Given a Lie group $G$ and given $g \in G$ in most physics books we have this notation. $$g=I+\epsilon A$$
where $I$ is the identity and $A$ is a generator of the Lie group. My question what this notation means, since first, we do not have a "+" operation in the Lie group and second that the generator $A$ and the identity live in different spaces?
You are correct that a Lie Group does not have a priori an additive operation. However, often, we can represent the Lie group as a group of matrices, in which the operation is understood to be Matrix addition. In physics, we always work from the understanding that really we are working with a Matrix Lie group.
You are correct also in saying that the Generator $A$ lives in a different space. In fact, it it lives in the tangent space of the Lie group when we understand the Lie group as a manifold. Moreover, the generators form something called a Lie algebra. In physics, we more often than not work with the Lie Algebra rather than the Lie Group.

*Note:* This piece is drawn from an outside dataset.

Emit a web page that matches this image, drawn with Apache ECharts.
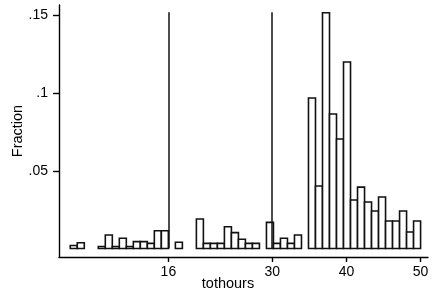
<!DOCTYPE html>
<html>
<head>
<meta charset="utf-8">
<script src="https://cdn.jsdelivr.net/npm/echarts@6/dist/echarts.min.js"></script>
<style>
  html, body { margin: 0; padding: 0; background: #fff; }
  #chart { width: 436px; height: 297px; }
</style>
</head>
<body>
<div id="chart"></div>
<script>
// histogram of tothours, 50 bins from binStart to 50
var binStart = 2.77
var binWidth = 0.9446
var fractions = [
  0.0019, 0.0037, 0, 0, 0.0013, 0.0087, 0.0013, 0.0066, 0.0013, 0.0044,
  0.0044, 0.0033, 0.0114, 0.0114, 0, 0.0040, 0, 0, 0.0190, 0.0033,
  0.0033, 0.0033, 0.0140, 0.0102, 0.0059, 0.0033, 0.0033, 0, 0.0168, 0.0033,
  0.0066, 0.0033, 0.0087, 0, 0.0968, 0.0402, 0.1516, 0.0865, 0.0704, 0.1199,
  0.0312, 0.0395, 0.0299, 0.0241, 0.0331, 0.0177, 0.0177, 0.0241, 0.0106, 0.0177
]
var xTicks = [16, 30, 40, 50]
var yTicks = [0.05, 0.1, 0.15]
var yTickLabels = ['.05', '.1', '.15']
var refLines = [16, 30]
var refLineTop = 0.152

var bins = []
fractions.forEach(function (v, i) {
  if (v > 0) bins.push([binStart + i * binWidth, binStart + (i + 1) * binWidth, v])
})

var font = '"Liberation Sans", Arial, sans-serif'
var myChart = echarts.init(document.getElementById('chart'), null, { renderer: 'canvas' })

var option = {
  animation: false,
  backgroundColor: '#fff',
  grid: { left: 59, right: 8, top: 5, bottom: 40, containLabel: false, outerBoundsMode: 'none' },
  xAxis: {
    type: 'value',
    min: 1.25,
    max: 51,
    name: 'tothours',
    nameLocation: 'middle',
    nameGap: 19,
    nameMoveOverlap: false,
    nameTextStyle: { color: '#000', fontSize: 14.5, fontFamily: font, padding: [0, 31, 0, 0] },
    axisLine: { show: true, onZero: false, lineStyle: { color: '#000', width: 1.4 } },
    axisTick: { show: true, length: 5, customValues: xTicks, lineStyle: { color: '#000', width: 1.4 } },
    axisLabel: { customValues: xTicks, margin: 8, color: '#000', fontSize: 14, fontFamily: font },
    splitLine: { show: false }
  },
  yAxis: {
    type: 'value',
    min: -0.00547,
    max: 0.1566,
    name: 'Fraction',
    nameLocation: 'middle',
    nameGap: 34,
    nameMoveOverlap: false,
    nameTextStyle: { color: '#000', fontSize: 14.5, fontFamily: font },
    axisLine: { show: true, onZero: false, lineStyle: { color: '#000', width: 1.4 } },
    axisTick: { show: true, length: 6, customValues: yTicks, lineStyle: { color: '#000', width: 1.4 } },
    axisLabel: {
      customValues: yTicks,
      margin: 11,
      color: '#000',
      fontSize: 14,
      fontFamily: font,
      formatter: function (v) {
        var i = yTicks.indexOf(v)
        return i >= 0 ? yTickLabels[i] : ''
      }
    },
    splitLine: { show: false }
  },
  series: [
    {
      type: 'custom',
      data: bins,
      encode: { x: [0, 1], y: 2 },
      renderItem: function (params, api) {
        var p0 = api.coord([api.value(0), 0])
        var p1 = api.coord([api.value(1), api.value(2)])
        return {
          type: 'rect',
          shape: { x: p0[0], y: p1[1], width: p1[0] - p0[0], height: p0[1] - p1[1] },
          style: { fill: '#fff', stroke: '#111', lineWidth: 1.6 }
        }
      },
      markLine: {
        silent: true,
        symbol: 'none',
        label: { show: false },
        lineStyle: { color: '#111', width: 1.5, type: 'solid' },
        data: refLines.map(function (x) {
          return [{ coord: [x, 0] }, { coord: [x, refLineTop] }]
        })
      }
    }
  ]
}

myChart.setOption(option)
</script>
</body>
</html>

With regards to your notation, we consider the Lie group structure around its identity element. Suppose there is some curve $\gamma:(-\infty,\infty) \rightarrow G$ in the Lie group sending $t\mapsto\gamma(t)\in G$. Suppose $\gamma(0)=I$ is the identity of the Lie group. As a first order expansion around $\epsilon\approx 0$, we write that $$\gamma(\epsilon)=\gamma(0)+\frac{d\gamma(t)}{dt}\Big|_{t=0}\epsilon+\mathcal{O}(\epsilon^2).$$ We thus identify the generator $\frac{d\gamma(t)}{dt}\Big|_{t=0}=A$, being the generator of the one parameter group of Lie Group $\gamma(t)$.